I often am tempted to cut my nose off, not to spite my face, but to save it from its misery. Sometimes my nose itches so much I feel like rubbing it off against the hard bark of an evergreen tree, like the deer rub velvet off their horns. People have suggested I have allergies and that I should take medication. But I’ve never admitted I have allergies and I’m not going to fill my refrigerator and medicine cabinets with drugs that the television ads promise will work and don’t. On the few occasions that I’ve taken drugs, my brain starts acting like it’s had a couple of chocolate pudding margaritas and I turn groggy and grumpy (and I’m hardly ever grumpy - really).

I had a sinus treatment once when I was a kid, when I spent a few months in the hospital with rheumatic fever. The treatment consisted of strapping me down in bed, running a tube up my nostril into my cavernous cranial regions which purportedly were filled with icky phlegm, and washing me out with warm water. If you ever want to know what water boarding torture is like I’m pretty sure that’s what was done to me. If I could have broken the bonds that held me I probably would have become a nine-year old terrorist on the spot. As it was, all I could do was scream and try not to drown.

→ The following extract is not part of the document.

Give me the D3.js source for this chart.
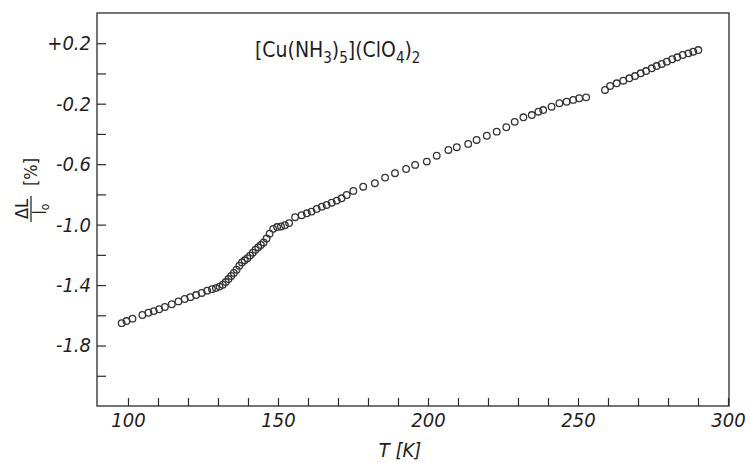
<!DOCTYPE html>
<html lang="en">
<head>
<meta charset="UTF-8">
<title>Cu(NH3)5 dilatometry</title>
<script src="https://cdn.jsdelivr.net/npm/d3@7"></script>
<style>
  body { margin: 0; background: #fff; }
  svg { display: block; }
  .lbl { font-family: "DejaVu Sans Condensed", "Liberation Sans Narrow", "Liberation Sans", sans-serif; font-style: italic; fill: #1e1e1e; }
</style>
</head>
<body>
<svg width="750" height="463"></svg>
<script>
// temperature [K] and relative length change [%]
var tempK = [97.9, 99.5, 101.5, 104.8, 106.8, 108.6, 110.4, 112.3, 114.6, 116.8, 118.9, 120.8, 122.7, 124.6,
  126.4, 128.0, 129.3, 130.5, 131.6, 132.6, 133.5, 134.4, 135.3, 136.2, 137.1, 138.0, 138.9, 139.8, 140.7,
  141.6, 142.5, 143.4, 144.3, 145.2, 146.2, 147.2, 148.4, 149.7, 151.0, 152.3, 153.7, 155.7, 157.9, 159.6,
  161.2, 162.9, 164.6, 166.2, 167.9, 169.6, 171.2, 172.9, 175.1, 178.4, 182.3, 185.7, 189.0, 192.7, 195.7,
  199.6, 202.9, 206.8, 209.6, 213.4, 216.2, 219.6, 222.9, 226.1, 228.9, 231.8, 234.6, 236.8, 238.4, 241.2,
  243.8, 246.2, 248.4, 250.4, 252.7, 259.0, 260.7, 262.9, 265.1, 267.1, 269.0, 270.9, 272.7, 274.6, 276.2,
  277.9, 279.6, 281.4, 283.1, 284.9, 286.8, 288.4, 290.1];
var dLpct = [-1.652, -1.638, -1.622, -1.598, -1.583, -1.572, -1.560, -1.545, -1.527, -1.508, -1.492, -1.480, -1.466, -1.452,
  -1.437, -1.427, -1.420, -1.410, -1.398, -1.380, -1.360, -1.340, -1.320, -1.298, -1.272, -1.250, -1.236, -1.222, -1.205,
  -1.186, -1.166, -1.150, -1.135, -1.118, -1.092, -1.060, -1.028, -1.016, -1.012, -1.004, -0.990, -0.951, -0.938, -0.925,
  -0.914, -0.896, -0.881, -0.870, -0.855, -0.841, -0.826, -0.804, -0.777, -0.749, -0.726, -0.689, -0.660, -0.632, -0.605,
  -0.583, -0.544, -0.506, -0.488, -0.466, -0.440, -0.412, -0.385, -0.356, -0.320, -0.290, -0.275, -0.253, -0.242, -0.220,
  -0.197, -0.187, -0.175, -0.164, -0.158, -0.109, -0.083, -0.065, -0.048, -0.032, -0.017, 0.001, 0.016, 0.034, 0.049,
  0.063, 0.078, 0.094, 0.107, 0.122, 0.133, 0.144, 0.155];

var xTicks = [100, 110, 120, 130, 140, 150, 160, 170, 180, 190, 200, 210, 220, 230, 240, 250, 260, 270, 280, 290, 300];
var xLabels = [100, 150, 200, 250, 300];
var yTicks = [0.2, 0, -0.2, -0.4, -0.6, -0.8, -1.0, -1.2, -1.4, -1.6, -1.8, -2.0];
var yLabels = ["+0.2", "-0.2", "-0.6", "-1.0", "-1.4", "-1.8"];

var svg = d3.select("svg");
var pLeft = 97, pRight = 729, pTop = 13, pBottom = 406;

var x = d3.scaleLinear().domain([89.67, 300.33]).range([pLeft, pRight]);
var y = d3.scaleLinear().domain([-2.2, 0.4]).range([pBottom, pTop]);

var ink = "#2a2a2a";

// frame
svg.append("rect")
  .attr("x", pLeft).attr("y", pTop)
  .attr("width", pRight - pLeft).attr("height", pBottom - pTop)
  .attr("fill", "none").attr("stroke", ink).attr("stroke-width", 1.3);

// x axis, ticks pointing inward
var xAxis = d3.axisBottom(x)
  .tickValues(xTicks)
  .tickSizeInner(-8).tickSizeOuter(0).tickPadding(7)
  .tickFormat(function(d){ return xLabels.indexOf(d) >= 0 ? d : ""; });
var gx = svg.append("g").attr("transform", "translate(0," + pBottom + ")").call(xAxis);
gx.select(".domain").remove();
gx.selectAll("line").attr("stroke", ink).attr("stroke-width", 1.2);
gx.selectAll("text").attr("class", "lbl").style("font-size", "20px").attr("fill", "#1e1e1e");

// y axis
var yAxis = d3.axisLeft(y)
  .tickValues(yTicks)
  .tickSizeInner(-9).tickSizeOuter(0).tickPadding(6)
  .tickFormat(function(d){
    var s = (d > 0 ? "+" : d < 0 ? "-" : "") + Math.abs(d).toFixed(1);
    return yLabels.indexOf(s) >= 0 ? s : "";
  });
var gy = svg.append("g").attr("transform", "translate(" + pLeft + ",0)").call(yAxis);
gy.select(".domain").remove();
gy.selectAll("line").attr("stroke", ink).attr("stroke-width", 1.2);
gy.selectAll("text").attr("class", "lbl").style("font-size", "20px").attr("fill", "#1e1e1e");

// data points
svg.append("g").selectAll("circle")
  .data(tempK)
  .join("circle")
  .attr("cx", function(d){ return x(d); })
  .attr("cy", function(d, i){ return y(dLpct[i]); })
  .attr("r", 3.3)
  .attr("fill", "none")
  .attr("stroke", "#333")
  .attr("stroke-width", 1.3);

// compound label
var title = svg.append("text").attr("class", "lbl")
  .attr("x", 255).attr("y", 57)
  .style("font-size", "21px").style("font-style", "normal");
var parts = [["[Cu(NH", 0], ["3", 1], [")", 0], ["5", 1], ["](ClO", 0], ["4", 1], [")", 0], ["2", 1]];
parts.forEach(function(p, i){
  var t = title.append("tspan").text(p[0]);
  if (p[1]) t.attr("dy", 6).style("font-size", "15px");
  else if (i > 0) t.attr("dy", -6);
});

// x axis title
svg.append("text").attr("class", "lbl")
  .attr("x", 400).attr("y", 457)
  .attr("text-anchor", "middle")
  .style("font-size", "20px")
  .text("T [K]");

// y axis title: fraction ΔL / l0 [%]
var yt = svg.append("g").attr("transform", "rotate(-90)");
yt.append("text").attr("class", "lbl")
  .attr("x", -209).attr("y", 28).attr("text-anchor", "middle")
  .style("font-size", "18px").style("font-style", "normal")
  .text("ΔL");
yt.append("line")
  .attr("x1", -222).attr("x2", -196).attr("y1", 31).attr("y2", 31)
  .attr("stroke", ink).attr("stroke-width", 1.3);
var den = yt.append("text").attr("class", "lbl")
  .attr("x", -209).attr("y", 46).attr("text-anchor", "middle")
  .style("font-size", "17px").style("font-style", "normal");
den.append("tspan").text("l");
den.append("tspan").attr("dy", 3).style("font-size", "12px").text("o");
yt.append("text").attr("class", "lbl")
  .attr("x", -172).attr("y", 37).attr("text-anchor", "middle")
  .style("font-size", "18px").style("font-style", "normal")
  .text("[%]");
</script>
</body>
</html>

I scream and yell at my nose every morning, cuss it roundly and blow like Joshua fighting the battle of Jericho.  When I have a sneezing fit, which can last a good two dozen achoos before it’s over, Sam looks at me quizzically and barks for me to stop. Sorry Sam. Kathleen just leaves for work. Sometimes when I’m working at my computer in the morning I have so many snotty napkins laying on my desk I need a GPS device to find my keyboard.

Three bags of poop on my nose, except I’m probably allergic to the smell.